This restaurant, which opened in December 2010, is in a pedestrianised street in the centre of Budapest, a short walk from the Danube. There were several outside tables as well as those in the main dining room on this warm June evening. The menu is quite modern in style, updating Hungarian dishes for a modern audience. The atmosphere is quite casual. The chef Ákos Sárköz previously worked in Alabardos under chef Attila Bicsar, in the role of sous-chef from 2006-2010, as well as a couple of brief stints at Villa Joya in Portugal. The restaurant gained a Michelin star in 2014, which it retained in 2015.
The wine list had a few dozen offerings, all Hungarian. Oremus Mandolas 2012 was 6,500 Ft on the list, yet this wine in a UK high street costs 7,765 Ft, Szepsy Furmint Uragya 2013 was 15,000 Ft compared to a shop price of about 14,500 Ft.
The meal began with crispy duck liver with kohlrabi, saffron and puree of kohlrabi. This was an enjoyable dish, the liver having good texture and going well with the earthy kohlrabi. The dish was quite salty but that seemed all right in the context of the rich liver (14/20).
Vichyssoise was poured over a scallop with black pepper and "caviar" that was actually lobs of balsamic vinegar. The seared scallop was fine and the vinegar was a sensible foil to the inherent sweetness of the shellfish. Perhaps I was spoilt by a dazzling vichyssoise just days ago at Pres des Eugenie, but the cold soup itself seemed rather bland (13/20).
Marinated salmon trout was served on a bed of olives and peach with basil oil and a Parmesan crisp. The trout was a touch limp in texture but the olives were a good contrast, and the acidity of the peach was a nice foil to the inherent oiliness of the fish, and the cheese crisp was excellent (14/20).
Roast beef sirloin came with potato noodles with sherry, ham chips, peas and bok choi flowers along with a reduction of the cooking juices. This was a successful dish, the peas combining well with the carefully cooked beef, the gnocchi having good texture. The beef was from Argentina (apparently there are limitations with the availability of good quality local beef) but it certainly had nice flavour (15/20).
Strawberry mousse came with strawberry sorbet, dried yoghurt and popping candy. This was pleasant enough, the texture of the sorbet good, but the fruit did not have great flavour and the popping candy seemed gimmicky to me (14/20).
Chocolate ganache came with bitter chocolate cake, crispy biscuit, coffee cream and black tea ice cream, with yet more popping candy. The chocolate was of good quality and the textures worked quite well together.
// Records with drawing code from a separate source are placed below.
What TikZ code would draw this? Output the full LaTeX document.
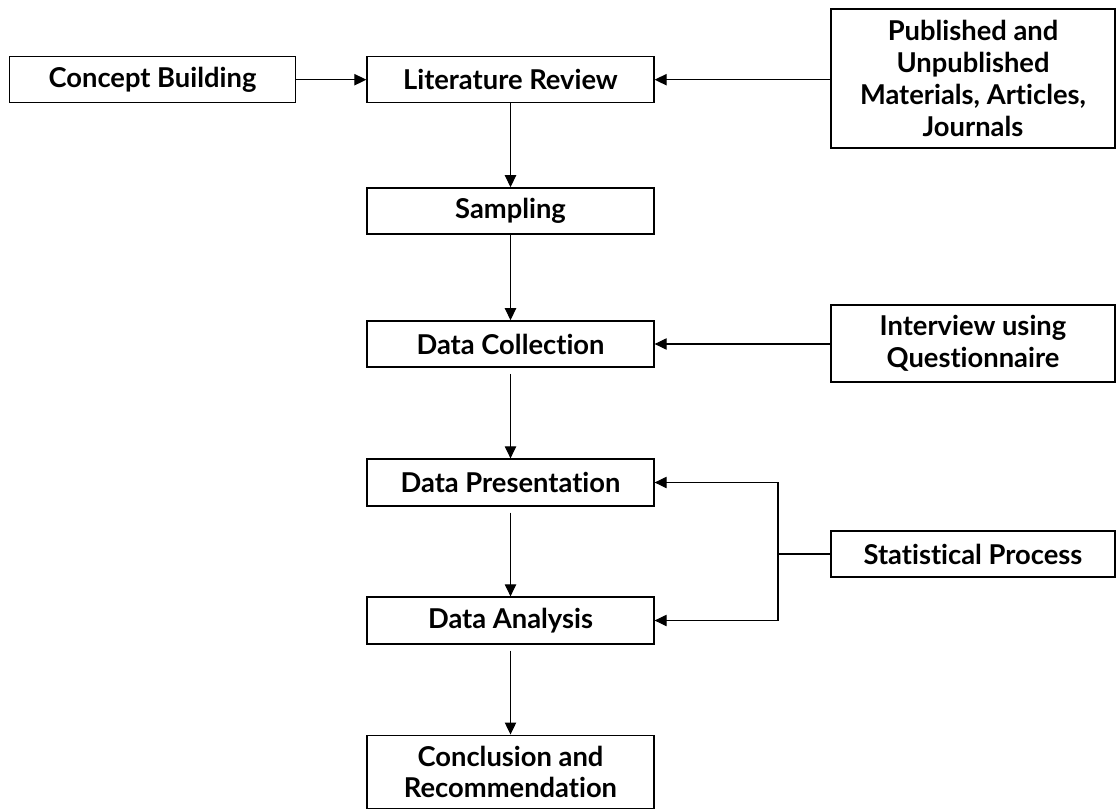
\documentclass[tikz,border=0pt]{standalone}
\usepackage{fontspec}
\setmainfont{Lato}[Ligatures=NoCommon]
\usetikzlibrary{arrows.meta}

\begin{document}
\begin{tikzpicture}[x=0.75pt, y=-0.75pt,
        box/.style={draw=black, line width=1.2pt, fill=white, inner sep=0pt,
            minimum width=215pt, minimum height=34.5pt, align=center,
            font=\fontsize{20.5}{23.8}\selectfont\bfseries},
        link/.style={black, line width=0.8pt},
        flow/.style={link, -{Triangle[length=9pt, width=8.5pt]}}]
        \useasboundingbox (0,0) rectangle (1116,809);
        \node[box, minimum width=214.5pt] (concept) at (152.5,79.7) {Concept Building};
        \node[box] (litrev) at (510.5,79.7) {Literature Review};
        \node[box, minimum width=213pt, minimum height=104pt] (sources) at (973,78.5) {Published and\\Unpublished\\Materials, Articles,\\Journals};
        \node[box] (sampling) at (510.5,211) {Sampling};
        \node[box] (collect) at (510.5,344) {Data Collection};
        \node[box, minimum width=213pt, minimum height=57.5pt] (interview) at (973,343.5) {Interview using\\Questionnaire};
        \node[box, minimum height=35pt] (present) at (510.5,482.5) {Data Presentation};
        \node[box, minimum width=213pt] (stats) at (973,554) {Statistical Process};
        \node[box, minimum height=35pt] (analysis) at (510.5,620.5) {Data Analysis};
        \node[box, minimum height=55pt] (conclude) at (510.5,772) {Conclusion and\\Recommendation};
        \coordinate (joint) at (778,554);
        \draw[flow] (concept.east) -- (litrev.west);
        \draw[flow] (sources.west |- litrev.east) -- (litrev.east);
        \draw[flow] (litrev.south) -- (sampling.north);
        \draw[flow] (sampling.south) -- (collect.north);
        \draw[flow] (interview.west |- collect.east) -- (collect.east);
        \draw[flow, shorten <=4.5pt] (collect.south) -- (present.north);
        \draw[link] (stats.west) -- (joint);
        \draw[flow] (joint) |- (present.east);
        \draw[flow] (joint) |- (analysis.east);
        \draw[flow, shorten <=4.5pt] (present.south) -- (analysis.north);
        \draw[flow, shorten <=4.5pt] (analysis.south) -- (conclude.north);
    \end{tikzpicture}
\end{document}
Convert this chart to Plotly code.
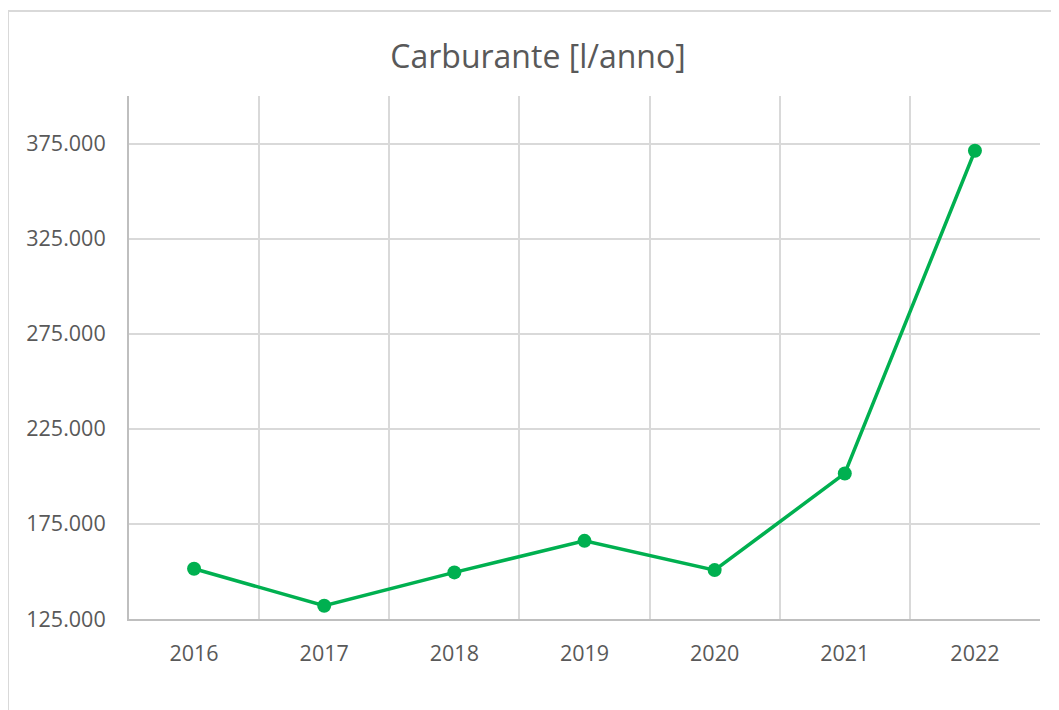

However the popping candy was like an obscure and unwelcome family member that keeps turning up at parties: awkward the first time, distinctly irritating on the second visit (14/20).
The bill came to 40,000 Ft (£93) per person, including copious Hungarian wine, the star of which was the glorious Szepsy Tokaji 6 Puttonyos 2007. A more typical cost per head for a three-course meal with modest wine would be around £40. Service was excellent, the waiting staff helpful and friendly. Overall I enjoyed the meal tonight, the food quite inventive, the wines excellent and the atmosphere relaxed.